The first three Crossriver Kosherfests put on by Temple of Aaron featured a host of vendors from around the Twin Cities and featured Milt’s Kosher BBQ from Chicago. But the upcoming Crossriver Block Party will still feature food but will tackle it in a different way.
Thanks to a grant from Shamayim V’Aretz Institute, Temple of Aaron’s Crossriver Block Party on July 18 from 6-8 p.m. will feature vegan food trucks among the other activities that will take place at the event. The event will be in the synagogue’s parking lot (616 S. Mississippi River Blvd, St. Paul), or inside if there’s poor weather.

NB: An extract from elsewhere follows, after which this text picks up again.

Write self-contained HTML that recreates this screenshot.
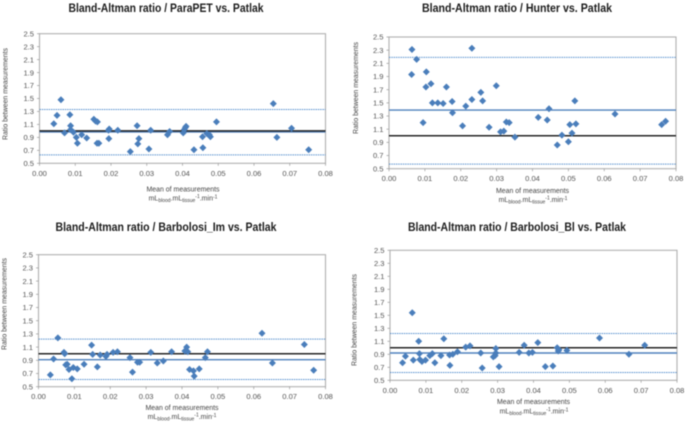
<!DOCTYPE html>
<html lang="en">
<head>
<meta charset="utf-8">
<title>Bland-Altman ratio charts</title>
<style>
html,body{margin:0;padding:0;background:#fff;width:685px;height:422px;overflow:hidden}
svg{display:block;filter:blur(0.45px)}
text{font-family:"Liberation Sans",sans-serif}
.title{font-size:11.5px;font-weight:bold;fill:#1c1c1c;text-anchor:middle}
.axis-title{font-size:7.6px;fill:#444;text-anchor:middle}
.unit{font-size:7px;fill:#444;text-anchor:middle}
.tick{font-size:7.6px;fill:#555}
</style>
</head>
<body>
<svg id="figure" width="685" height="422" viewBox="0 0 685 422" xmlns="http://www.w3.org/2000/svg">
  <g id="chart-parapet">
    <text class="title" x="166" y="12" textLength="195" lengthAdjust="spacingAndGlyphs">Bland-Altman ratio / ParaPET vs. Patlak</text>
    <text class="axis-title" transform="translate(7.5,94) rotate(-90)" textLength="92" lengthAdjust="spacingAndGlyphs">Ratio between measurements</text>
    <text class="axis-title" x="183" y="191.5" textLength="73" lengthAdjust="spacingAndGlyphs">Mean of measurements</text>
    <text class="unit" x="183" y="200.5">mL<tspan font-size="5" dy="1.5">blood</tspan><tspan dy="-1.5">.mL</tspan><tspan font-size="5" dy="1.5">tissue</tspan><tspan font-size="5" dy="-4">-1</tspan><tspan dy="2.5">.min</tspan><tspan font-size="5" dy="-2">-1</tspan></text>
  </g>
  <g id="chart-hunter">
    <text class="title" x="517" y="12" textLength="190" lengthAdjust="spacingAndGlyphs">Bland-Altman ratio / Hunter vs. Patlak</text>
    <text class="axis-title" transform="translate(358,88) rotate(-90)" textLength="92" lengthAdjust="spacingAndGlyphs">Ratio between measurements</text>
    <text class="axis-title" x="532.5" y="193" textLength="73" lengthAdjust="spacingAndGlyphs">Mean of measurements</text>
    <text class="unit" x="533" y="202">mL<tspan font-size="5" dy="1.5">blood</tspan><tspan dy="-1.5">.mL</tspan><tspan font-size="5" dy="1.5">tissue</tspan><tspan font-size="5" dy="-4">-1</tspan><tspan dy="2.5">.min</tspan><tspan font-size="5" dy="-2">-1</tspan></text>
  </g>
  <g id="chart-barbolosi-im">
    <text class="title" x="166" y="231" textLength="221" lengthAdjust="spacingAndGlyphs">Bland-Altman ratio / Barbolosi_Im vs. Patlak</text>
    <text class="axis-title" transform="translate(6.5,304) rotate(-90)" textLength="92" lengthAdjust="spacingAndGlyphs">Ratio between measurements</text>
    <text class="axis-title" x="182" y="410" textLength="73" lengthAdjust="spacingAndGlyphs">Mean of measurements</text>
    <text class="unit" x="182" y="419">mL<tspan font-size="5" dy="1.5">blood</tspan><tspan dy="-1.5">.mL</tspan><tspan font-size="5" dy="1.5">tissue</tspan><tspan font-size="5" dy="-4">-1</tspan><tspan dy="2.5">.min</tspan><tspan font-size="5" dy="-2">-1</tspan></text>
  </g>
  <g id="chart-barbolosi-bl">
    <text class="title" x="517" y="231" textLength="218" lengthAdjust="spacingAndGlyphs">Bland-Altman ratio / Barbolosi_Bl vs. Patlak</text>
    <text class="axis-title" transform="translate(356.5,320) rotate(-90)" textLength="92" lengthAdjust="spacingAndGlyphs">Ratio between measurements</text>
    <text class="axis-title" x="533.5" y="404" textLength="73" lengthAdjust="spacingAndGlyphs">Mean of measurements</text>
    <text class="unit" x="534" y="413.5">mL<tspan font-size="5" dy="1.5">blood</tspan><tspan dy="-1.5">.mL</tspan><tspan font-size="5" dy="1.5">tissue</tspan><tspan font-size="5" dy="-4">-1</tspan><tspan dy="2.5">.min</tspan><tspan font-size="5" dy="-2">-1</tspan></text>
  </g>
</svg>
<script>
var xTickLabels = ["0.00","0.01","0.02","0.03","0.04","0.05","0.06","0.07","0.08"];
var yTickLabels = ["0.5","0.7","0.9","1.1","1.3","1.5","1.7","1.9","2.1","2.3","2.5"];

var parapetX = [0.0040,0.0049,0.0060,0.0070,0.0085,0.0087,0.0087,0.0095,0.0103,0.0106,0.0118,0.0132,0.0152,0.0157,0.0161,0.0162,0.0166,0.0193,0.0195,0.0194,0.0219,0.0254,0.0273,0.0275,0.0278,0.0306,0.0311,0.0358,0.0364,0.0402,0.0405,0.0408,0.0410,0.0432,0.0456,0.0457,0.0468,0.0475,0.0478,0.0495,0.0654,0.0664,0.0705,0.0753];
var parapetY = [1.11,1.24,1.48,0.97,1.25,1.08,1.02,0.98,0.90,0.81,0.94,0.89,1.18,1.15,0.81,1.14,0.81,1.01,1.03,0.88,1.01,0.68,1.08,0.80,0.88,0.72,1.01,0.94,0.99,0.97,1.02,1.05,1.07,0.71,0.91,0.74,0.96,0.94,0.91,1.14,1.42,0.90,1.04,0.71];
var parapetLimits = [0.63,0.985,1.33];

var hunterX = [0.0064,0.0077,0.0063,0.0095,0.0104,0.0103,0.0117,0.0121,0.0136,0.0151,0.0160,0.0176,0.0177,0.0205,0.0214,0.0231,0.0231,0.0256,0.0261,0.0279,0.0299,0.0311,0.0320,0.0327,0.0335,0.0351,0.0416,0.0441,0.0446,0.0469,0.0482,0.0500,0.0504,0.0510,0.0518,0.0521,0.0630,0.0760,0.0771];
var hunterY = [2.31,2.16,1.93,1.20,1.97,1.74,1.79,1.50,1.50,1.49,1.74,1.52,1.35,1.15,1.45,2.33,1.55,1.66,1.53,1.13,1.76,1.06,1.07,1.21,1.20,0.98,1.28,1.24,1.41,0.86,1.01,0.91,1.17,1.04,1.53,1.18,1.33,1.17,1.22];
var hunterLimits = [0.57,1.39,2.19];

var barbolosiImX = [0.0033,0.0042,0.0054,0.0071,0.0073,0.0076,0.0080,0.0085,0.0093,0.0097,0.0108,0.0127,0.0148,0.0151,0.0164,0.0172,0.0188,0.0191,0.0208,0.0220,0.0255,0.0262,0.0276,0.0282,0.0313,0.0331,0.0348,0.0371,0.0408,0.0413,0.0416,0.0421,0.0432,0.0434,0.0448,0.0465,0.0471,0.0623,0.0652,0.0741,0.0767];
var barbolosiImY = [0.68,0.92,1.24,1.02,1.00,0.83,0.84,0.76,0.62,0.79,0.77,0.84,1.13,0.99,0.80,0.98,0.96,0.99,1.02,1.03,0.94,0.72,0.87,0.87,1.02,0.86,0.89,1.03,1.04,1.10,1.03,0.76,0.74,0.66,0.77,0.94,1.03,1.31,0.86,1.14,0.75];
var barbolosiImLimits = [0.61,0.91,1.22];

var barbolosiBlX = [0.0035,0.0043,0.0062,0.0065,0.0080,0.0082,0.0083,0.0089,0.0099,0.0111,0.0118,0.0125,0.0142,0.0150,0.0166,0.0167,0.0175,0.0188,0.0211,0.0223,0.0253,0.0257,0.0288,0.0293,0.0295,0.0295,0.0304,0.0360,0.0374,0.0387,0.0397,0.0412,0.0433,0.0454,0.0466,0.0469,0.0471,0.0493,0.0584,0.0666,0.0710];
var barbolosiBlY = [0.77,0.87,1.54,0.81,1.10,0.91,0.82,0.79,0.81,0.88,0.91,0.77,0.88,1.14,0.89,0.73,0.90,0.94,1.01,1.03,0.92,0.69,0.86,0.88,0.92,0.99,0.71,0.93,1.04,0.92,0.93,1.08,0.71,0.72,1.00,0.95,0.97,0.96,1.15,0.90,1.04];
var barbolosiBlLimits = [0.62,0.92,1.22];

var identityRatio = 1.0;

var SVGNS = "http://www.w3.org/2000/svg";

function el(tag, parent, attrs, name) {
  var n = document.createElementNS(SVGNS, tag);
  for (var k in attrs) n.setAttribute(k, attrs[k]);
  
  
  parent.appendChild(n);
  return n;
}

function drawChart(id, prefix, box, xs, ys, limits) {
  var g = document.getElementById(id);
  var xScale = function (v) { return box.left + (v - 0) / 0.08 * (box.right - box.left); };
  var yScale = function (v) { return box.bottom - (v - 0.5) / 2.0 * (box.bottom - box.top); };

  el('rect', g, {x: box.left, y: box.top, width: box.right - box.left, height: box.bottom - box.top, fill: '#fff', stroke: '#b0b0b0', 'stroke-width': 1.1}, prefix + '-plot-area');

  yTickLabels.forEach(function (label) {
    var y = yScale(parseFloat(label));
    el('line', g, {x1: box.left - 2.5, x2: box.left, y1: y, y2: y, stroke: '#999', 'stroke-width': 0.7}, prefix + '-y-tick');
    var t = el('text', g, {x: box.left - 5.5, y: y + 2.7, 'text-anchor': 'end', 'class': 'tick'}, prefix + '-y-tick-label');
    t.textContent = label;
  });

  xTickLabels.forEach(function (label) {
    var x = xScale(parseFloat(label));
    el('line', g, {x1: x, x2: x, y1: box.bottom, y2: box.bottom + 2.5, stroke: '#999', 'stroke-width': 0.7}, prefix + '-x-tick');
    var t = el('text', g, {x: x, y: box.bottom + 12.5, 'text-anchor': 'middle', 'class': 'tick'}, prefix + '-x-tick-label');
    t.textContent = label;
  });

  el('line', g, {x1: box.left, x2: box.right, y1: yScale(limits[0]), y2: yScale(limits[0]), stroke: '#5b93cf', 'stroke-width': 1, 'stroke-dasharray': '1.5 0.8'}, prefix + '-lower-limit-line');
  el('line', g, {x1: box.left, x2: box.right, y1: yScale(limits[2]), y2: yScale(limits[2]), stroke: '#5b93cf', 'stroke-width': 1, 'stroke-dasharray': '1.5 0.8'}, prefix + '-upper-limit-line');
  el('line', g, {x1: box.left, x2: box.right, y1: yScale(limits[1]), y2: yScale(limits[1]), stroke: '#4f81bd', 'stroke-width': 1.4}, prefix + '-mean-ratio-line');
  el('line', g, {x1: box.left, x2: box.right, y1: yScale(identityRatio), y2: yScale(identityRatio), stroke: '#262626', 'stroke-width': 1.5}, prefix + '-identity-line');

  xs.forEach(function (v, i) {
    var cx = xScale(v), cy = yScale(ys[i]), r = 3.5;
    el('polygon', g, {points: [cx - r, cy, cx, cy - r, cx + r, cy, cx, cy + r].join(' '), fill: '#4a7ebb'}, prefix + '-point');
  });
}

drawChart('chart-parapet', 'parapet', {left: 39.5, right: 325.5, top: 33.7, bottom: 163.3}, parapetX, parapetY, parapetLimits);
drawChart('chart-hunter', 'hunter', {left: 389, right: 676, top: 37, bottom: 168.7}, hunterX, hunterY, hunterLimits);
drawChart('chart-barbolosi-im', 'barbolosi-im', {left: 38.5, right: 325.5, top: 254.7, bottom: 386.7}, barbolosiImX, barbolosiImY, barbolosiImLimits);
drawChart('chart-barbolosi-bl', 'barbolosi-bl', {left: 390, right: 677, top: 250.3, bottom: 380.3}, barbolosiBlX, barbolosiBlY, barbolosiBlLimits);
</script>
</body>
</html>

“We’re big on working with the Highland community but also showing the Temple of Aaron community around the Twin Cities,” said Rabbi Jeremy Fine.
Temple of Aaron was part of the first cohort of grant recipients from Shamayim V’Aretz, an organization focused on ethical eating, and that grant is helping cover the cost of the event. Entry is free, but there will be a cost for food.
As part of the grant, Fine said the synagogue has to do one vegan event per month. Many have been a vegan Kiddush lunch after services.
“I hope it has made the congregation think differently about kashrut,” Fine said. “Vegan food trucks allow for a kosher flair and thought, but in no way is it just for vegans. Like any street fair, we’re trying to do something for Highland and we’ll see if it takes. There will be lots of local companies and Jewish organizations there.”
Scheduled to be in attendance are: Cafe Racer, Finnegans Brew Co., Bauhaus Brewery, Herbivorous Butcher, Kona Ice, Reverie, SSSDude-Nutz, Red Bull, Cecil’s Deli (Drinks), Quixotic Coffee, Game Truck, Tumble Fun Bus, Alchemy 365, Passionflower, The Great Back Rub, St. Paul JCC, Heilicher Jewish Day School, Newman School, St Paul Jewish Federation, and the Minnesota Wrestling Hall of Fame.
Rabbi Dr. Shmuly Yanklowitz, the co-founder of the Shamayim V’Aretz Institute, said the goal of the organization is to raise a consciousness for food justice, and that Temple of Aaron is a wonderful partner.
“We think synagogues leading the charge making vegan foods more available can fundamentally change perceptions,” said Yanklowitz. “Jewish establishments are slower to adopt. Jews have a unique attachment to traditional foods. We need to overcome that and redefine what Jewish cuisine is.”
Fine is looking at the event as a way to make Judaism accessible, looked at through a lens not previously contemplated.
“One of the things grant has allowed us to do is think about what is kosher,” Fine said. “We should be thinking about how Kosher evolves. There is a huge cohort of rabbis pushing vegan as the new Kosher. I’m not, but I’m willing to have the conversation.”